The current state of fusefs is that while it has full support for
extended attributes, it lacks any support for ACLs.  If a file system
image contains files with ACL entries, the user can look them up with
getextattr, but they'll just look like a binary blob.  getfacl won't
work at all.  And the file system won't be able to enforce the ACLs
during VOP_ACCESS.

Fixing this situation for posix.1e ACLs would require three things:
* A good test suite for posix.1e ACLs.  pjdfstest has some tests, but
it's incomplete.
* An example file system to use for testing the kernel driver.  It
isn't sufficient for the example file system merely to support xattrs,
because the file system server must also enforce inheritance of
default ACLs.
* The actual kernel support.  Enforcing ACLs during VOP_ACCESS must be
done within the kernel, not the server.  The important parts are
already in sub_acl_posix1e.c.  The fusefs test suite would need a few
more test cases for VOP_GETACL and VOP_SETACL, but wouldn't need to
test  any of the fancy stuff, like inheritance or enforcement during
access.

Fixing the situation for NFSv4 ACLs would require the above, and also
a small extension to the fusefs protocol.

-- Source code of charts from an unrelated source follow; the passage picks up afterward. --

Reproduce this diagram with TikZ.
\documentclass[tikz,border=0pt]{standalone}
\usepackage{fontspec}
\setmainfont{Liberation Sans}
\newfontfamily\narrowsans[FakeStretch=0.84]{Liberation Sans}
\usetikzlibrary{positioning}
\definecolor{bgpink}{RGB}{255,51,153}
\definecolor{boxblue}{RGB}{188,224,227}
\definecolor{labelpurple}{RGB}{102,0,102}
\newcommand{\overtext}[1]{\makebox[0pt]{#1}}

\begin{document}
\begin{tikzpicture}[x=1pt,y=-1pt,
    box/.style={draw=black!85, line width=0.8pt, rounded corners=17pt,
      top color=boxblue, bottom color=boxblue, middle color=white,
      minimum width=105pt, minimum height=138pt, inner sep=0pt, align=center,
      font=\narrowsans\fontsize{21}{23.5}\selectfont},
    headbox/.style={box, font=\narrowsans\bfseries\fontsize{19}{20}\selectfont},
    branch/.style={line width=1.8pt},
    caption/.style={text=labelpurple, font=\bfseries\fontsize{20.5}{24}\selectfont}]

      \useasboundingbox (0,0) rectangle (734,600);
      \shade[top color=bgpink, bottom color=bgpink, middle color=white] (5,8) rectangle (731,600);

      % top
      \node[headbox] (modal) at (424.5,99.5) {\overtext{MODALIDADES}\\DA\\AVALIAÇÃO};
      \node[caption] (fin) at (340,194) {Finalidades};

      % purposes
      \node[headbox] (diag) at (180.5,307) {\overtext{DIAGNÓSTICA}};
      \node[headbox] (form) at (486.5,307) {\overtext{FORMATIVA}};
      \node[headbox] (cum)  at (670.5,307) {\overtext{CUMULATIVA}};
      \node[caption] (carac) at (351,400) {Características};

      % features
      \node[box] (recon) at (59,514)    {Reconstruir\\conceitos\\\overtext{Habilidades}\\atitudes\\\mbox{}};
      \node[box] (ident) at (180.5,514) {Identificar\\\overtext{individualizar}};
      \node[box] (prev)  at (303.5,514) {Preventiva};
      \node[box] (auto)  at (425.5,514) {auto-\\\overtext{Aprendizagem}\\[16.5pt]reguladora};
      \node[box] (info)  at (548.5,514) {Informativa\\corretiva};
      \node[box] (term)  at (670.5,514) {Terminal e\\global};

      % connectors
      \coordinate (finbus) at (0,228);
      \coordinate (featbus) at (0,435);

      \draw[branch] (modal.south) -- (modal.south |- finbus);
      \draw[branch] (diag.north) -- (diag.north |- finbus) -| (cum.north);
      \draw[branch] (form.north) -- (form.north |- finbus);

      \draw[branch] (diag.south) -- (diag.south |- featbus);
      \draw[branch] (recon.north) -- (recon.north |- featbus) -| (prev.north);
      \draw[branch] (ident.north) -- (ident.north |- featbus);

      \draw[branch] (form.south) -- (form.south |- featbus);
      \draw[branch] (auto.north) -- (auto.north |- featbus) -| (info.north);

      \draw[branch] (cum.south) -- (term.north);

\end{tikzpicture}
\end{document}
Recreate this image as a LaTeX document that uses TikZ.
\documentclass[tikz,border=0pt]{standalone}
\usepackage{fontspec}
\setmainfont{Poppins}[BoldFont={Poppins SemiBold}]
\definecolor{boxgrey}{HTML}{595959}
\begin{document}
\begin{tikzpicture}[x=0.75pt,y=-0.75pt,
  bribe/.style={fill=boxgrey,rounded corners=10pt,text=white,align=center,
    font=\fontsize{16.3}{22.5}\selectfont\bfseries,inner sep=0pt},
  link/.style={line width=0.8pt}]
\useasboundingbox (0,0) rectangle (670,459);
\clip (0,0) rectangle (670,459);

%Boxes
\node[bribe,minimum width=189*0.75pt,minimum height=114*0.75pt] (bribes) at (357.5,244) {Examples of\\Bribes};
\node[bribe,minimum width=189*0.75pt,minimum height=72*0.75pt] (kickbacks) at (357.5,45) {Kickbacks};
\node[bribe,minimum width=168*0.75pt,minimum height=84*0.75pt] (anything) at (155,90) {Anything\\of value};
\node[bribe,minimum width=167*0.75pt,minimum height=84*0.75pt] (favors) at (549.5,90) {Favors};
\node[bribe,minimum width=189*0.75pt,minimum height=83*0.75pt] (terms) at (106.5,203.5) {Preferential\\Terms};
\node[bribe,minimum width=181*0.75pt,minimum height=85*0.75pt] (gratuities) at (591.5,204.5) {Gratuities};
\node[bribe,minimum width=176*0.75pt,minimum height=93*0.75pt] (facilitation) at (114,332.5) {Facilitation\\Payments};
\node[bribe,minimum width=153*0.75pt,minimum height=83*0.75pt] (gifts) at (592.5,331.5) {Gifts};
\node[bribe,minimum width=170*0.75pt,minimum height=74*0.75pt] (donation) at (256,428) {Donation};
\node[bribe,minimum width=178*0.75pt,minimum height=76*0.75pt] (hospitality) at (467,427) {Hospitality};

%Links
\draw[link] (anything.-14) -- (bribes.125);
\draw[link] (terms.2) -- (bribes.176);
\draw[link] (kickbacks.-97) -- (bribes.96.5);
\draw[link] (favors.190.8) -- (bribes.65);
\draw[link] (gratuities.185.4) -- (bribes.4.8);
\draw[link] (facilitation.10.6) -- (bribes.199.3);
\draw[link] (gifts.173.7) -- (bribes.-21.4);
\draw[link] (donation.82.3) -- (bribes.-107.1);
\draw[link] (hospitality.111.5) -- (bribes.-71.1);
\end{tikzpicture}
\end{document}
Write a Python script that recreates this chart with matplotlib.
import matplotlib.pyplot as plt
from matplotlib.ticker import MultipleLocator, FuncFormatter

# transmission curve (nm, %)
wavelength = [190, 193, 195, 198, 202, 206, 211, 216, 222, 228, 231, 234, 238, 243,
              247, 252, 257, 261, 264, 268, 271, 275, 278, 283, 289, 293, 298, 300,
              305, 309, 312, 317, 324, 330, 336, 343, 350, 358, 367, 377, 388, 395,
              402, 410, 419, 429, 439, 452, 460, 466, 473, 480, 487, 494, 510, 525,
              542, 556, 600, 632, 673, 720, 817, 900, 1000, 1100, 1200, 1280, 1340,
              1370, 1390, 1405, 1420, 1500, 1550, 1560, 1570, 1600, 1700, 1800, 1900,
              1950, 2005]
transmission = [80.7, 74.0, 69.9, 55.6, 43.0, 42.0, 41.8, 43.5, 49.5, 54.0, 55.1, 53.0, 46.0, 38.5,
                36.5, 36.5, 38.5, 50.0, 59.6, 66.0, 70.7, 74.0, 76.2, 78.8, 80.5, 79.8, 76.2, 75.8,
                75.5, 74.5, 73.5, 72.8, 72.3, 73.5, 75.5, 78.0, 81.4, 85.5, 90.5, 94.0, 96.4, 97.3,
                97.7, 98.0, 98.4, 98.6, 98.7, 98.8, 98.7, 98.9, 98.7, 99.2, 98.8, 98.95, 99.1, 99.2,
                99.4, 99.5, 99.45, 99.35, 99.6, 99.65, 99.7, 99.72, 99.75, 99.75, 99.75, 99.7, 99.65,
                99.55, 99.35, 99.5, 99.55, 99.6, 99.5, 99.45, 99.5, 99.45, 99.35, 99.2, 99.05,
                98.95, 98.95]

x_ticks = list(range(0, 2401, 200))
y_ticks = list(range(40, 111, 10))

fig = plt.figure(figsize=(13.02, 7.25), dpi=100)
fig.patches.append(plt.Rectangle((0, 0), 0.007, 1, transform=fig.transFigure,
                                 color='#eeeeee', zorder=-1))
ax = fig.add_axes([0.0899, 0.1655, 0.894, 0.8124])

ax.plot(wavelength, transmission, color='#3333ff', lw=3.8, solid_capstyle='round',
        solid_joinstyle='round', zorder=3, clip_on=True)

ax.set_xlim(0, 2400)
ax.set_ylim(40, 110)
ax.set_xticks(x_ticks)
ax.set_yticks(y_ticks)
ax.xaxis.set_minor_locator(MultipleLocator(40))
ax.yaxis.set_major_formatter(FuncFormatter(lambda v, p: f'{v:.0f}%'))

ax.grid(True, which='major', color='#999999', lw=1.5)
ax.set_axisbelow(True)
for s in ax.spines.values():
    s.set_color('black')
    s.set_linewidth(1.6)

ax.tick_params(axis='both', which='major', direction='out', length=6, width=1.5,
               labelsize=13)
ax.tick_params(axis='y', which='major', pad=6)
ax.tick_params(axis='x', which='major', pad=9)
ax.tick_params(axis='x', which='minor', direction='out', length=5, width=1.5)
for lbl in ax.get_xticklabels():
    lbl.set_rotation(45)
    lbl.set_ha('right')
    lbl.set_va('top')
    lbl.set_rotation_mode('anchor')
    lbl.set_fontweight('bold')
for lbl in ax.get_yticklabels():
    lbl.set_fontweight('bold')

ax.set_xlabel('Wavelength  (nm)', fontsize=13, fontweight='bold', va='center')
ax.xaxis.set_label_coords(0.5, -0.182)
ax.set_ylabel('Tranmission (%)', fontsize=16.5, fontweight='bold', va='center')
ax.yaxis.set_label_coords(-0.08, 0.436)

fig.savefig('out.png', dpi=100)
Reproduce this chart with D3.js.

All of the above might make a good GSoC project.  But is it worth our
time?  How many real-world users would benefit?  Alternatively, doing
just the kernel support would be fairly easy.  That would be too small
for GSoC.  But we could easily overlook important bugs if we don't do
the other steps, too.

So my question is: is this worthwhile?  Does anybody know of a
real-world workload that would benefit?